[Date Prev][Date Next][Thread Prev][Thread Next][Date Index][Thread Index]
Re: Odd thing about restore times
Hi Jamie,
A thousand apologies for not acknowledging your email almost four months
ago. You did a great job of educating me, and bringing to my attention
the -q switch. Thanks.
Craig
On Sat, 2018-11-24 at 16:01 +0000, Jamie Landeg-Jones wrote:
> Craig Hartnett <craig@1811.spamslip.com> wrote:
>
> > Yet in both cases, the command does not exit for about 16-21 minutes,
> > which is what was going to lead me to complain. However, the actual
> > restore was done about as quickly as one would expect.
>
> Hi. tarsnap follows the "tar" standard. In fact, it actually uses the
> bsd "libarchive" library to do the tar-bits.
>
> The thing with the tar standard, is that a file can exist at any place in
> the archive, and also *more than once* in an archive. (I don't know why,
> but if I had to guess, I'd say this is to allow appending to tar archives
> an update to a file - useful for tape backups!)
>
> For the first case, tarsnap therefore needs to scan the whole archive
> when you are restoring directories or wildcards.
>
> For the second case, to ensure you always restore the latest version of a
> file, even when you specify a specific filename directly, it still needs
> to scan through everything if it's found your file.
>
> To get around this issue, Colin has added a "quick" mode flag that causes
> the restore to stop as soon as the listed files are restored.
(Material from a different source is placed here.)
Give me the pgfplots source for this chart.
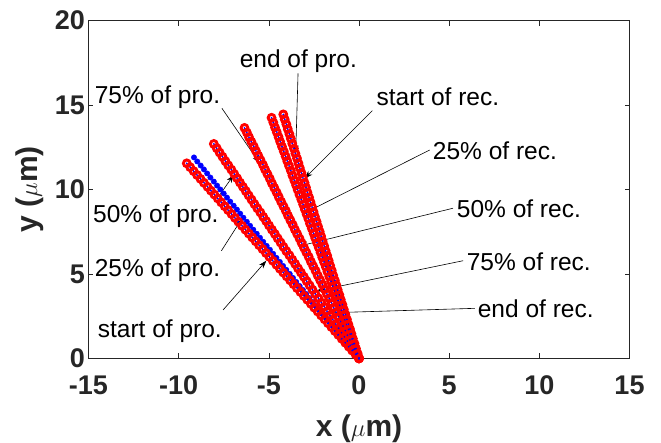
\documentclass[border=0pt]{standalone}
\usepackage{pgfplots}
\pgfplotsset{compat=1.18}
\usepackage{pgfplotstable}
\usepackage{fontspec}
\setmainfont{Liberation Sans}
\usetikzlibrary{arrows.meta}
\definecolor{axgray}{rgb}{0.15,0.15,0.15}

\pgfplotstableread{
x y
0 0
-0.19 0.23
-0.38 0.46
-0.57 0.69
-0.76 0.92
-0.96 1.16
-1.15 1.39
-1.34 1.62
-1.53 1.85
-1.72 2.08
-1.91 2.31
-2.10 2.54
-2.29 2.77
-2.48 3.00
-2.67 3.23
-2.87 3.47
-3.06 3.70
-3.25 3.93
-3.44 4.16
-3.63 4.39
-3.82 4.62
-4.01 4.85
-4.20 5.08
-4.39 5.31
-4.58 5.54
-4.78 5.78
-4.97 6.01
-5.16 6.24
-5.35 6.47
-5.54 6.70
-5.73 6.93
-5.92 7.16
-6.11 7.39
-6.30 7.62
-6.49 7.85
-6.69 8.09
-6.88 8.32
-7.07 8.55
-7.26 8.78
-7.45 9.01
-7.64 9.24
-7.83 9.47
-8.02 9.70
-8.21 9.93
-8.40 10.16
-8.60 10.40
-8.79 10.63
-8.98 10.86
-9.17 11.09
-9.36 11.32
-9.55 11.55
}\lineA

\pgfplotstableread{
x y
0 0
-0.18 0.24
-0.37 0.48
-0.55 0.71
-0.73 0.95
-0.92 1.19
-1.10 1.43
-1.28 1.67
-1.46 1.90
-1.65 2.14
-1.83 2.38
-2.01 2.62
-2.20 2.86
-2.38 3.09
-2.56 3.33
-2.75 3.57
-2.93 3.81
-3.11 4.05
-3.29 4.28
-3.48 4.52
-3.66 4.76
-3.84 5.00
-4.03 5.24
-4.21 5.47
-4.39 5.71
-4.58 5.95
-4.76 6.19
-4.94 6.43
-5.12 6.66
-5.31 6.90
-5.49 7.14
-5.67 7.38
-5.86 7.62
-6.04 7.85
-6.22 8.09
-6.41 8.33
-6.59 8.57
-6.77 8.81
-6.95 9.04
-7.14 9.28
-7.32 9.52
-7.50 9.76
-7.69 10.00
-7.87 10.23
-8.05 10.47
-8.24 10.71
-8.42 10.95
-8.60 11.19
-8.78 11.42
-8.97 11.66
-9.15 11.90
}\lineB

\pgfplotstableread{
x y
0 0
-0.16 0.25
-0.32 0.51
-0.48 0.76
-0.64 1.02
-0.81 1.27
-0.97 1.52
-1.13 1.78
-1.29 2.03
-1.45 2.29
-1.61 2.54
-1.77 2.79
-1.93 3.05
-2.09 3.30
-2.25 3.56
-2.42 3.81
-2.58 4.06
-2.74 4.32
-2.90 4.57
-3.06 4.83
-3.22 5.08
-3.38 5.33
-3.54 5.59
-3.70 5.84
-3.86 6.10
-4.03 6.35
-4.19 6.60
-4.35 6.86
-4.51 7.11
-4.67 7.37
-4.83 7.62
-4.99 7.87
-5.15 8.13
-5.31 8.38
-5.47 8.64
-5.64 8.89
-5.80 9.14
-5.96 9.40
-6.12 9.65
-6.28 9.91
-6.44 10.16
-6.60 10.41
-6.76 10.67
-6.92 10.92
-7.08 11.18
-7.25 11.43
-7.41 11.68
-7.57 11.94
-7.73 12.19
-7.89 12.45
-8.05 12.70
}\lineC

\pgfplotstableread{
x y
0 0
-0.13 0.27
-0.25 0.55
-0.38 0.82
-0.51 1.09
-0.64 1.37
-0.76 1.64
-0.89 1.91
-1.02 2.18
-1.14 2.46
-1.27 2.73
-1.40 3.00
-1.52 3.28
-1.65 3.55
-1.78 3.82
-1.91 4.10
-2.03 4.37
-2.16 4.64
-2.29 4.91
-2.41 5.19
-2.54 5.46
-2.67 5.73
-2.79 6.01
-2.92 6.28
-3.05 6.55
-3.18 6.83
-3.30 7.10
-3.43 7.37
-3.56 7.64
-3.68 7.92
-3.81 8.19
-3.94 8.46
-4.06 8.74
-4.19 9.01
-4.32 9.28
-4.45 9.56
-4.57 9.83
-4.70 10.10
-4.83 10.37
-4.95 10.65
-5.08 10.92
-5.21 11.19
-5.33 11.47
-5.46 11.74
-5.59 12.01
-5.72 12.29
-5.84 12.56
-5.97 12.83
-6.10 13.10
-6.22 13.38
-6.35 13.65
}\lineD

\pgfplotstableread{
x y
0 0
-0.10 0.29
-0.19 0.57
-0.29 0.86
-0.39 1.14
-0.49 1.43
-0.58 1.71
-0.68 2.00
-0.78 2.28
-0.87 2.57
-0.97 2.85
-1.07 3.14
-1.16 3.42
-1.26 3.71
-1.36 3.99
-1.46 4.28
-1.55 4.56
-1.65 4.85
-1.75 5.13
-1.84 5.42
-1.94 5.70
-2.04 5.99
-2.13 6.27
-2.23 6.56
-2.33 6.84
-2.43 7.13
-2.52 7.41
-2.62 7.70
-2.72 7.98
-2.81 8.27
-2.91 8.55
-3.01 8.84
-3.10 9.12
-3.20 9.41
-3.30 9.69
-3.40 9.98
-3.49 10.26
-3.59 10.55
-3.69 10.83
-3.78 11.12
-3.88 11.40
-3.98 11.69
-4.07 11.97
-4.17 12.26
-4.27 12.54
-4.37 12.83
-4.46 13.11
-4.56 13.40
-4.66 13.68
-4.75 13.97
-4.85 14.25
}\lineE

\pgfplotstableread{
x y
0 0
-0.08 0.29
-0.17 0.58
-0.25 0.87
-0.34 1.16
-0.42 1.45
-0.50 1.73
-0.59 2.02
-0.67 2.31
-0.76 2.60
-0.84 2.89
-0.92 3.18
-1.01 3.47
-1.09 3.76
-1.18 4.05
-1.26 4.34
-1.34 4.62
-1.43 4.91
-1.51 5.20
-1.60 5.49
-1.68 5.78
-1.76 6.07
-1.85 6.36
-1.93 6.65
-2.02 6.94
-2.10 7.23
-2.18 7.51
-2.27 7.80
-2.35 8.09
-2.44 8.38
-2.52 8.67
-2.60 8.96
-2.69 9.25
-2.77 9.54
-2.86 9.83
-2.94 10.12
-3.02 10.40
-3.11 10.69
-3.19 10.98
-3.28 11.27
-3.36 11.56
-3.44 11.85
-3.53 12.14
-3.61 12.43
-3.70 12.72
-3.78 13.01
-3.86 13.29
-3.95 13.58
-4.03 13.87
-4.12 14.16
-4.20 14.45
}\lineF

\begin{document}
\begin{tikzpicture}
\begin{axis}[
  at={(0,0)}, anchor=south west,
  scale only axis, width=541pt, height=337.6pt,
  xmin=-15, xmax=15, ymin=0, ymax=20,
  xtick={-15,-10,...,15}, ytick={0,5,...,20},
  tick align=inside, major tick length=5pt,
  axis line style={axgray, line width=0.6pt},
  every tick/.style={axgray, line width=0.6pt},
  /pgf/number format/assume math mode=true,
  ticklabel style={font=\fontsize{27}{30}\selectfont\bfseries, text=axgray},
  xticklabel style={yshift=-14pt},
  xlabel={x ($\mu$m)}, ylabel={y ($\mu$m)},
  label style={font=\fontsize{30}{34}\selectfont\bfseries, text=axgray},
  xlabel style={at={(axis description cs:0.5,-0.233)}, anchor=base},
  ylabel style={at={(axis description cs:-0.095,0.5)}, anchor=base, rotate=0},
  clip=true,
]
\addplot[only marks, mark=*, mark size=2.7pt, blue, mark options={draw=blue, fill=blue}] table {\lineB};
\addplot[only marks, mark=o, mark size=3.4pt, red, mark options={line width=2.9pt}] table {\lineA};
\addplot[only marks, mark=o, mark size=3.4pt, red, mark options={line width=2.9pt}] table {\lineC};
\addplot[only marks, mark=o, mark size=3.4pt, red, mark options={line width=2.9pt}] table {\lineD};
\addplot[only marks, mark=o, mark size=3.4pt, red, mark options={line width=2.9pt}] table {\lineE};
\addplot[only marks, mark=o, mark size=3.4pt, red, mark options={line width=2.9pt}] table {\lineF};
\addplot[only marks, mark=*, mark size=0.6pt, blue] table {\lineA};
\addplot[only marks, mark=*, mark size=0.6pt, blue] table {\lineC};
\addplot[only marks, mark=*, mark size=0.6pt, blue] table {\lineD};
\addplot[only marks, mark=*, mark size=0.6pt, blue] table {\lineE};
\addplot[only marks, mark=*, mark size=0.6pt, blue] table {\lineF};

\tikzset{ann/.style={font=\fontsize{24.5}{29}\selectfont, inner sep=0pt, anchor=base west, text=black},
         arr/.style={draw=black, line width=0.6pt, -{Stealth[length=8pt,width=5.5pt]}}}
\node[ann] at (axis cs:-14.66,15.11) {75\% of pro.};
\node[ann] at (axis cs:-14.75,8.07) {50\% of pro.};
\node[ann] at (axis cs:-14.66,4.83) {25\% of pro.};
\node[ann] at (axis cs:-14.49,1.26) {start of pro.};
\node[ann] at (axis cs:-6.62,17.2) {end of pro.};
\node[ann] at (axis cs:0.965,15.0) {start of rec.};
\node[ann] at (axis cs:4.09,11.75) {25\% of rec.};
\node[ann] at (axis cs:5.42,8.37) {50\% of rec.};
\node[ann] at (axis cs:5.97,5.23) {75\% of rec.};
\node[ann] at (axis cs:6.58,2.43) {end of rec.};

\draw[arr] (axis cs:-7.60,14.81) -- (axis cs:-5.51,11.56);
\draw[arr] (axis cs:-7.76,9.62) -- (axis cs:-6.95,10.86);
\draw[arr] (axis cs:-7.63,6.37) -- (axis cs:-6.52,8.23);
\draw[arr] (axis cs:-7.54,2.86) -- (axis cs:-5.14,5.78);
\draw[arr] (axis cs:-3.38,16.88) -- (axis cs:-3.51,12.14);
\draw[arr] (axis cs:0.74,14.67) -- (axis cs:-3.01,10.66);
\draw[arr] (axis cs:3.92,12.34) -- (axis cs:-3.11,8.55);
\draw[arr] (axis cs:5.21,8.89) -- (axis cs:-3.29,6.65);
\draw[arr] (axis cs:5.77,5.78) -- (axis cs:-2.36,3.99);
\draw[arr] (axis cs:6.42,2.96) -- (axis cs:-2.36,2.67);
\end{axis}
\pgfresetboundingbox
\useasboundingbox (-88.5pt,-84.7pt) rectangle (572.5pt,358.3pt);
\end{tikzpicture}
\end{document}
Note,
> using this will only work properly if each specific filename you want
> to restore is specified literally, no wildcards or just direcory names.
>
> This is what you want to use.
>
> From the tarsnap manpage:
>
> | -q (--fast-read) (x and t modes only) Extract or list only the first
> | archive entry that matches each pattern or filename operand.
> | Exit as soon as each specified pattern or filename has been matched.
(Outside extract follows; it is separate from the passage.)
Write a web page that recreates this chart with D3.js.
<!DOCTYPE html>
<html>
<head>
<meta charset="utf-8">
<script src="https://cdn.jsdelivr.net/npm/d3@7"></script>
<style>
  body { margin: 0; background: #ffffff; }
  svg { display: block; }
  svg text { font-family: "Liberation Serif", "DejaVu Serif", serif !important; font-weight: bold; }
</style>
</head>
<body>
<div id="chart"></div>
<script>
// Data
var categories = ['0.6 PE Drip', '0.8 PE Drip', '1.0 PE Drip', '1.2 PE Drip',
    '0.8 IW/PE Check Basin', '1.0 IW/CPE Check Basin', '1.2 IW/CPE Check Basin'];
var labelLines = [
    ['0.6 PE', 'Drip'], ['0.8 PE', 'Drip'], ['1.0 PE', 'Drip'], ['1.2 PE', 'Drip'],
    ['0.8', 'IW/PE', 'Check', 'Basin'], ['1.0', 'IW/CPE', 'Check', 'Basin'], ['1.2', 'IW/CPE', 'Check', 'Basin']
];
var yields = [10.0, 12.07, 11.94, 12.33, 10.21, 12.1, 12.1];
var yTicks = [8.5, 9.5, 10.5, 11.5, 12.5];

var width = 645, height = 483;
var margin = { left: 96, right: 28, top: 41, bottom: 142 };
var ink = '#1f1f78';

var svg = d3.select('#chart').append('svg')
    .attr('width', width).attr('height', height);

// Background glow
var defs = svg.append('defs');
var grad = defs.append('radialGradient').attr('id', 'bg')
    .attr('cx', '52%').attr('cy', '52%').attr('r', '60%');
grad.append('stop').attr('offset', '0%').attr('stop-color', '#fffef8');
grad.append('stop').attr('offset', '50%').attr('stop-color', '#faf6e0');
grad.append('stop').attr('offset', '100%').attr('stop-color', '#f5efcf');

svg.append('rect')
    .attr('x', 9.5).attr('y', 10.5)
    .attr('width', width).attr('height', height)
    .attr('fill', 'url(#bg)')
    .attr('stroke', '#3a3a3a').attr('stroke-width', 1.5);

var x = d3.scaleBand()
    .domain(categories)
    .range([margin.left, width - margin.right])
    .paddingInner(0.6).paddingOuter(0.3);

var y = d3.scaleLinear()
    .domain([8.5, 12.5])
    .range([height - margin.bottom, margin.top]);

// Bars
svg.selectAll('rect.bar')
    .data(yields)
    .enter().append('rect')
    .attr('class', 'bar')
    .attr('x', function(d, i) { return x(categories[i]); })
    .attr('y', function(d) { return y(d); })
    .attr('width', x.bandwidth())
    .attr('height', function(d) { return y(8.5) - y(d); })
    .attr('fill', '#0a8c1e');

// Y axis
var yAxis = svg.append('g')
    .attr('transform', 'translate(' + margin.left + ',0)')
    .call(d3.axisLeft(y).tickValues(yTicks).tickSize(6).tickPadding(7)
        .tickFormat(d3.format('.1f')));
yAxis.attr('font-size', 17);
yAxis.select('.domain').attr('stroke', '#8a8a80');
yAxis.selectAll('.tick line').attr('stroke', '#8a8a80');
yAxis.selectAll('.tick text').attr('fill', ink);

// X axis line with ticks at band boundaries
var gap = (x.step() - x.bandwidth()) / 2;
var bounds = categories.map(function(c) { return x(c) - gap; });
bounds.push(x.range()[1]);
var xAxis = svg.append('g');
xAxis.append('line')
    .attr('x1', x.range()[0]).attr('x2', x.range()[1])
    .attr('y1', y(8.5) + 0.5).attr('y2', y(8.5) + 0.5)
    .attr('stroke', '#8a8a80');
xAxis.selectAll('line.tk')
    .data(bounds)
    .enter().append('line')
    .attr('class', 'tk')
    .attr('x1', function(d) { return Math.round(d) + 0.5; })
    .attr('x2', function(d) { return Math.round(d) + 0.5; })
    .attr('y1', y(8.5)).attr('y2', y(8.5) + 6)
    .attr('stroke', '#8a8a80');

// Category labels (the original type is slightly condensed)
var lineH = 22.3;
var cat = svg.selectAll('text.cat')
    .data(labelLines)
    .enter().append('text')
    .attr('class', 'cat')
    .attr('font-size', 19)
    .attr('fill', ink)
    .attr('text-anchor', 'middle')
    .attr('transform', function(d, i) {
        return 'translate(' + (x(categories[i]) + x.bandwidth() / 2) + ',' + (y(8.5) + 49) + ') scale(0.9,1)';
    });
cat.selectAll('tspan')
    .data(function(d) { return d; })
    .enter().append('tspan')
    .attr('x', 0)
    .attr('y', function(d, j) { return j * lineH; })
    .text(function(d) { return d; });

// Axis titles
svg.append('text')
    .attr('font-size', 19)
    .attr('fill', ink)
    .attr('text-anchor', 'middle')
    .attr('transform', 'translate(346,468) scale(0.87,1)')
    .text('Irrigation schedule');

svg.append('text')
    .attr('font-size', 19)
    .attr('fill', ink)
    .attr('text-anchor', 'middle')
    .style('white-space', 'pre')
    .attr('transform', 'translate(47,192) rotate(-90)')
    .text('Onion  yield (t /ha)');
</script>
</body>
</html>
> | By default, the archive is always read to the very end, since there
> | can be multiple entries with the same name and, by convention, later
> | entries overwrite earlier entries. This option is provided as a
> | performance optimization.
>
> Now, this raises 2 other questions, but you'll need a reply from Colin or
> Graham on these!:
>
> 1) We can never append to tarsnap archives. The way they are stored, this is
> nonsensical.
>
> Restoring the same file more than once in an archive therefore makes no
> sense.
>
> Therefore, wouldn't it be better if on a single tarsnap run, tarsnap refused
> to backup the same file more than once, and then similarly on a resore,
> always assumed "-q" when all the named entries to be retrieved are mentioned
> literally?
>
> Obviously, if an entry turns out to be a directory, and not a file,
> tarsnap will have to then fall back to scanning the full index (as indeed
> it would if it first happens to find a filename whose path is a subset of
> the named entry [i.e. the named entry is a directory, but a file within it
> happens to be in the index before the directory itself...] Though I guess this
> latter point would never happen with tarsnap, so may be moot)
>
> 2) tarsnap archives are not sequential-only-access files. Why isn't the index
> of an archives contents held more optimally than it appears? (There will be
> a good reason for this, I just don't know what it is!)
>
> Cheers,
> Jamie